The romance and lore of Christmas Blend permeates Starbucks' Seattle headquarters and many of its stores.
When the coffee comes out, officials say, employees and customers debate how the new blend measures up to previous years.
Even Starbucks' best palates can't be sure, Olsen said. "Tasting it in the carpeted hallway here is different from your memory of it last New Year's morning in your pj's."
Leslie Wolford, a green-coffee specialist who used to hand-roast coffee for Starbucks, said roasting-plant workers always debated the question when the final recipe arrived each year.
Another piece of lore involves managers' nail-biting efforts to keep the beans on their shelves.
"If you ran out of Christmas Blend before Christmas, you had egg on your face," remembers Andrew Linnemann, who started at Starbucks 14 years ago as a barista and now oversees green-coffee quality at four roasting plants and is responsible for delivering the final recipe for Christmas Blend.
To avoid embarrassment, one story goes, a district manager loaded the trunk of her Oldsmobile with Christmas Blend for last-minute store deliveries.
For a couple of years, longtime plant employee Dave Seymour delivered thousands of pounds of Christmas Blend to stores in Portland that were running short. "I felt like Santa," he said.
As Starbucks grew, it stopped roasting by hand, found more reliable delivery systems and began using flavor-lock packaging. That took some of the angst and some romance out of the Christmas Blend rush.
"We had to tackle this massive mountain every single year," Olsen said of the old days.

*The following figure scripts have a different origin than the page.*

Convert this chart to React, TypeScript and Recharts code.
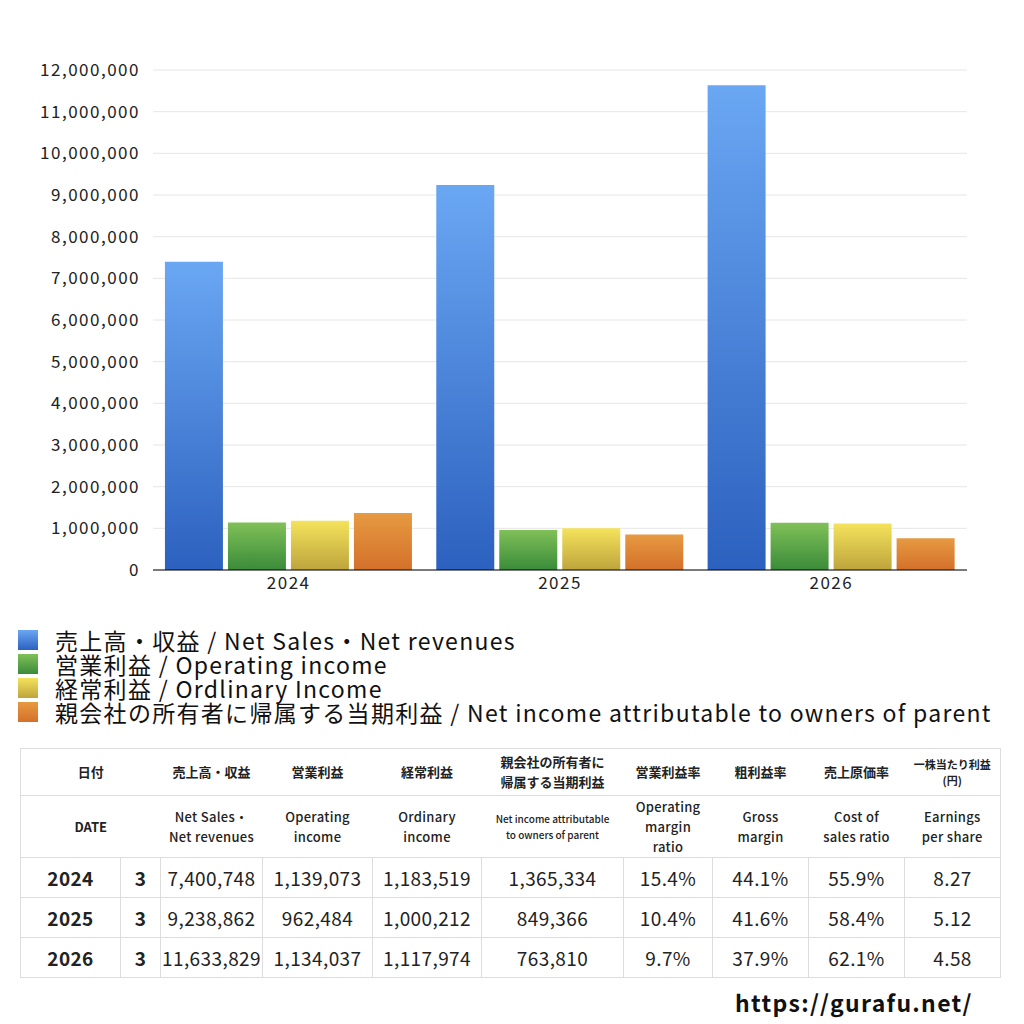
import React from "react";
import { Bar, BarChart, CartesianGrid, XAxis, YAxis } from "recharts";

const FONT = '"Noto Sans CJK JP", "Noto Sans", sans-serif';
const GRID = "#e6e6e6";
const BORDER = "#dddddd";

const years = ["2024", "2025", "2026"];
const months = ["3", "3", "3"];
const netSales = [7400748, 9238862, 11633829];
const operatingIncome = [1139073, 962484, 1134037];
const ordinaryIncome = [1183519, 1000212, 1117974];
const netIncome = [1365334, 849366, 763810];
const operatingMargin = ["15.4%", "10.4%", "9.7%"];
const grossMargin = ["44.1%", "41.6%", "37.9%"];
const costRatio = ["55.9%", "58.4%", "62.1%"];
const eps = ["8.27", "5.12", "4.58"];
const yTicks = [0, 1000000, 2000000, 3000000, 4000000, 5000000, 6000000, 7000000, 8000000, 9000000, 10000000, 11000000, 12000000];

const series = [
  { key: "sales", name: "売上高・収益 / Net Sales・Net revenues", top: "#6aa7f3", bottom: "#2c61bf" },
  { key: "op", name: "営業利益 / Operating income", top: "#80c058", bottom: "#3a8b3a" },
  { key: "ord", name: "経常利益 / Ordlinary Income", top: "#f4e35c", bottom: "#bea43c" },
  { key: "net", name: "親会社の所有者に帰属する当期利益 / Net income attributable to owners of parent", top: "#e69a42", bottom: "#d4702a" },
];

const data = years.map((y, i) => ({
  year: y,
  sales: netSales[i],
  op: operatingIncome[i],
  ord: ordinaryIncome[i],
  net: netIncome[i],
}));

const fmt = (v: number) => v.toLocaleString("en-US");

const colWidths = [100, 40, 102, 110, 109, 142, 89, 96, 96, 96];

const headJa = ["売上高・収益", "営業利益", "経常利益", "親会社の所有者に\n帰属する当期利益", "営業利益率", "粗利益率", "売上原価率"];
const headEn = [
  "Net Sales・\nNet revenues",
  "Operating\nincome",
  "Ordinary\nincome",
  "",
  "Operating\nmargin\nratio",
  "Gross\nmargin",
  "Cost of\nsales ratio",
  "Earnings\nper share",
];

const hCell: React.CSSProperties = {
  textAlign: "center",
  fontWeight: 700,
  fontSize: 13,
  color: "#222",
  whiteSpace: "pre-line",
  lineHeight: "20px",
  padding: 0,
};

const dCell: React.CSSProperties = {
  textAlign: "center",
  fontSize: 19,
  color: "#222",
  border: `1px solid ${BORDER}`,
  padding: 0,
  height: 39,
  letterSpacing: 0.4,
  whiteSpace: "nowrap",
};

function DataTable() {
  return (
    <table
      style={{
        position: "absolute",
        left: 20,
        top: 748,
        width: 980,
        borderCollapse: "collapse",
        tableLayout: "fixed",
        fontFamily: FONT,
        borderLeft: `1px solid ${BORDER}`,
        borderRight: `1px solid ${BORDER}`,
      }}
    >
      <colgroup>
        {colWidths.map((w, i) => (
          <col key={i} style={{ width: w }} />
        ))}
      </colgroup>
      <tbody>
        <tr style={{ height: 47, borderTop: `1px solid ${BORDER}`, borderBottom: `1px solid ${BORDER}` }}>
          <td colSpan={2} style={hCell}>日付</td>
          {headJa.map((h, i) => (
            <td key={i} style={hCell}>{h}</td>
          ))}
          <td style={{ ...hCell, fontSize: 11, lineHeight: "16px" }}>{"一株当たり利益\n(円)"}</td>
        </tr>
        <tr style={{ height: 62, borderBottom: `1px solid ${BORDER}` }}>
          <td colSpan={2} style={{ ...hCell, fontWeight: 600 }}>DATE</td>
          {headEn.map((h, i) =>
            i === 3 ? (
              <td key={i} style={{ ...hCell, fontWeight: 500, fontSize: 10, lineHeight: "16px" }}>
                {"Net income attributable\nto owners of parent"}
              </td>
            ) : (
              <td key={i} style={{ ...hCell, fontWeight: 500, letterSpacing: 0.3 }}>{h}</td>
            )
          )}
        </tr>
        {years.map((y, i) => (
          <tr key={y}>
            <td style={{ ...dCell, fontWeight: 700 }}>{y}</td>
            <td style={{ ...dCell, fontWeight: 700 }}>{months[i]}</td>
            <td style={dCell}>{fmt(netSales[i])}</td>
            <td style={dCell}>{fmt(operatingIncome[i])}</td>
            <td style={dCell}>{fmt(ordinaryIncome[i])}</td>
            <td style={dCell}>{fmt(netIncome[i])}</td>
            <td style={dCell}>{operatingMargin[i]}</td>
            <td style={dCell}>{grossMargin[i]}</td>
            <td style={dCell}>{costRatio[i]}</td>
            <td style={dCell}>{eps[i]}</td>
          </tr>
        ))}
      </tbody>
    </table>
  );
}

function LegendBlock() {
  return (
    <div style={{ position: "absolute", left: 18, top: 628, fontFamily: FONT }}>
      {series.map((s) => (
        <div key={s.key} style={{ display: "flex", alignItems: "center", height: 24 }}>
          <div
            style={{
              width: 20,
              height: 20,
              marginRight: 17,
              background: `linear-gradient(${s.top}, ${s.bottom})`,
            }}
          />
          <div
            style={{
              fontSize: 23,
              color: "#111",
              whiteSpace: "nowrap",
              lineHeight: "24px",
              height: 24,
              letterSpacing: 1.3,
            }}
          >
            {s.name}
          </div>
        </div>
      ))}
    </div>
  );
}

export default function App() {
  return (
    <div style={{ position: "absolute", left: 0, top: 0, width: 1024, height: 1024, background: "#fff", fontFamily: FONT }}>
      <BarChart
        width={1024}
        height={600}
        data={data}
        margin={{ top: 70, right: 57, left: 0, bottom: 0 }}
        barCategoryGap="4.4%"
        barGap={5}
      >
        <defs>
          {series.map((s) => (
            <linearGradient key={s.key} id={`g-${s.key}`} x1="0" y1="0" x2="0" y2="1">
              <stop offset="0%" stopColor={s.top} />
              <stop offset="100%" stopColor={s.bottom} />
            </linearGradient>
          ))}
        </defs>
        <CartesianGrid stroke={GRID} vertical={false} />
        <XAxis
          dataKey="year"
          height={30}
          tickLine={false}
          tickSize={0}
          tickMargin={7}
          axisLine={{ stroke: "#000" }}
          tick={{ fill: "#222", fontSize: 17, fontFamily: FONT, letterSpacing: 1.5 }}
        />
        <YAxis
          width={153}
          domain={[0, 12000000]}
          ticks={yTicks}
          interval={0}
          tickLine={false}
          axisLine={false}
          tickSize={0}
          tickMargin={13}
          tick={{ fill: "#222", fontSize: 17, fontFamily: FONT, letterSpacing: 1.5 }}
          tickFormatter={fmt}
        />
        {series.map((s) => (
          <Bar key={s.key} dataKey={s.key} name={s.name} fill={`url(#g-${s.key})`} isAnimationActive={false} />
        ))}
      </BarChart>
      <LegendBlock />
      <DataTable />
      <div
        style={{
          position: "absolute",
          left: 735,
          top: 985,
          fontSize: 23,
          fontWeight: 700,
          color: "#111",
          fontFamily: FONT,
          letterSpacing: 1.3,
        }}
      >
        https://gurafu.net/
      </div>
    </div>
  );
}
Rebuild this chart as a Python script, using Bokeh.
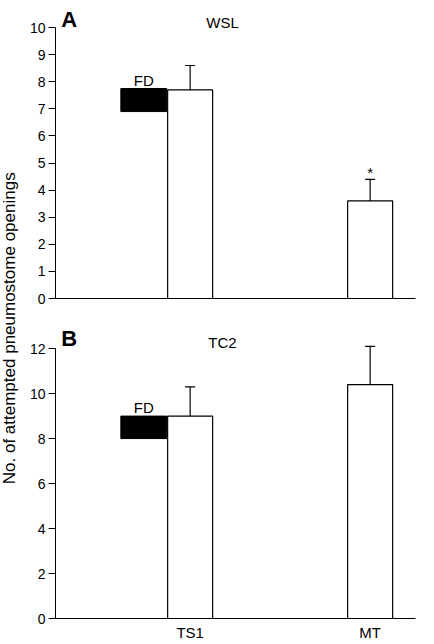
import math
from bokeh.plotting import figure
from bokeh.models import (Range1d, FixedTicker, Whisker, TeeHead, ColumnDataSource,
                          Label)
from bokeh.layouts import row, column
from bokeh.embed import file_html
from bokeh.resources import INLINE

# Experimental conditions on the x axis
categories = ["TS1", "MT"]

# Panel A (WSL): mean attempted openings and upper SEM bound
wsl_means = [7.7, 3.6]
wsl_upper = [8.6, 4.4]
wsl_fd = [6.9, 7.75]          # FD marker extent (bottom, top)

# Panel B (TC2)
tc2_means = [9.0, 10.4]
tc2_upper = [10.3, 12.1]
tc2_fd = [8.0, 9.0]

wsl_ticks = list(range(0, 11))
tc2_ticks = list(range(0, 13, 2))

FONT = "Liberation Sans"
BAR_W = 0.25
X_RANGE = (-0.748, 1.252)


def style_axes(p, yticks, show_labels):
    p.xgrid.visible = False
    p.ygrid.visible = False
    p.outline_line_color = None
    yax = p.yaxis[0]
    yax.ticker = FixedTicker(ticks=yticks)
    yax.bounds = (yticks[0], yticks[-1])
    yax.major_tick_out = 7
    yax.major_tick_in = 0
    yax.minor_tick_line_color = None
    yax.major_label_standoff = 3
    yax.major_label_text_font = FONT
    yax.major_label_text_font_size = "14px"
    yax.major_label_text_color = "black"
    yax.axis_line_color = "black"
    yax.major_tick_line_color = "black"
    xax = p.xaxis[0]
    xax.major_tick_out = 0
    xax.major_tick_in = 0
    xax.minor_tick_line_color = None
    xax.axis_line_color = "black"
    xax.major_label_text_font = FONT
    xax.major_label_text_font_size = "15px"
    xax.major_label_text_color = "black"
    xax.major_label_standoff = 5
    if show_labels:
        xax.ticker = FixedTicker(ticks=list(range(len(categories))))
        xax.major_label_overrides = {i: c for i, c in enumerate(categories)}
    else:
        xax.ticker = FixedTicker(ticks=[])


def panel(height, border_bottom, y_end, yticks, means, upper, fd,
          letter, letter_y, name, name_y, show_labels, star=False):
    # The frame reaches the top of the canvas so the headings sit inside it;
    # the axis line itself stops at the last tick via its bounds.
    p = figure(width=414, height=height, output_backend="svg",
               toolbar_location=None, x_range=Range1d(*X_RANGE),
               y_range=Range1d(0, y_end), min_border_left=35,
               min_border_right=19, min_border_top=0,
               min_border_bottom=border_bottom, background_fill_color="white",
               border_fill_color="white")
    style_axes(p, yticks, show_labels)

    xs = list(range(len(categories)))
    src = ColumnDataSource(dict(x=xs, top=means, upper=upper))
    p.vbar(x="x", top="top", bottom=0, width=BAR_W, source=src,
           fill_color="white", line_color="black", line_width=1.2)
    p.add_layout(Whisker(source=src, base="x", lower="top", upper="upper",
                         dimension="height", line_color="black", line_width=1.2,
                         lower_head=None,
                         upper_head=TeeHead(size=10, line_color="black",
                                            line_width=1.2)))

    # FD marker block beside the TS1 bar
    fd_left = xs[0] - BAR_W / 2 - 0.26
    fd_right = xs[0] - BAR_W / 2 - 0.005
    p.quad(left=[fd_left], right=[fd_right], bottom=[fd[0]], top=[fd[1]],
           fill_color="black", line_color="black")
    p.add_layout(Label(x=(fd_left + fd_right) / 2, y=fd[1], text="FD",
                       text_align="center", text_baseline="bottom",
                       text_font=FONT, text_font_size="15px",
                       text_color="black"))

    p.add_layout(Label(x=-0.716, y=letter_y, text=letter, text_align="left",
                       text_baseline="middle", text_font=FONT,
                       text_font_size="22px", text_font_style="bold",
                       text_color="black"))
    p.add_layout(Label(x=0.18, y=name_y, text=name, text_align="center",
                       text_baseline="middle", text_font=FONT,
                       text_font_size="15px", text_color="black"))
    if star:
        p.add_layout(Label(x=xs[1], y=upper[1], y_offset=7, text="*",
                           text_align="center", text_baseline="middle",
                           text_font=FONT, text_font_size="15px",
                           text_color="black"))
    return p


pa = panel(320, 22, 11.0, wsl_ticks, wsl_means, wsl_upper, wsl_fd,
           "A", 10.3, "WSL", 10.18, show_labels=False, star=True)
pb = panel(324, 26, 13.25, tc2_ticks, tc2_means, tc2_upper, tc2_fd,
           "B", 12.46, "TC2", 12.25, show_labels=True)

# Shared y-axis title spanning both panels
lab = figure(width=20, height=644, output_backend="svg", toolbar_location=None,
             x_range=Range1d(0, 1), y_range=Range1d(0, 1), min_border=0,
             background_fill_color="white", border_fill_color="white")
lab.axis.visible = False
lab.xgrid.visible = False
lab.ygrid.visible = False
lab.outline_line_color = None
lab.add_layout(Label(x=0.45, y=0.491, text="No. of attempted pneumostome openings",
                     angle=math.pi / 2, text_align="center",
                     text_baseline="middle", text_font=FONT,
                     text_font_size="17px", text_color="black"))

layout = row(lab, column(pa, pb))
open("out.html", "w").write(file_html(layout, INLINE))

That has been replaced by other forms of excitement, such as introducing customers in new neighborhoods to Starbucks' holiday tradition and the debut this year of a holiday espresso blend called Regalo.
At the end of the season, customers who love Christmas Blend have different ways of dealing with its departure. Some stockpile it. Others find a blend that's close.
"Yukon is a great substitute," Olsen said. Also a mix of coffees from Latin America and Indonesia, it doesn't include aged beans and costs about $2.50 less per pound than Christmas Blend.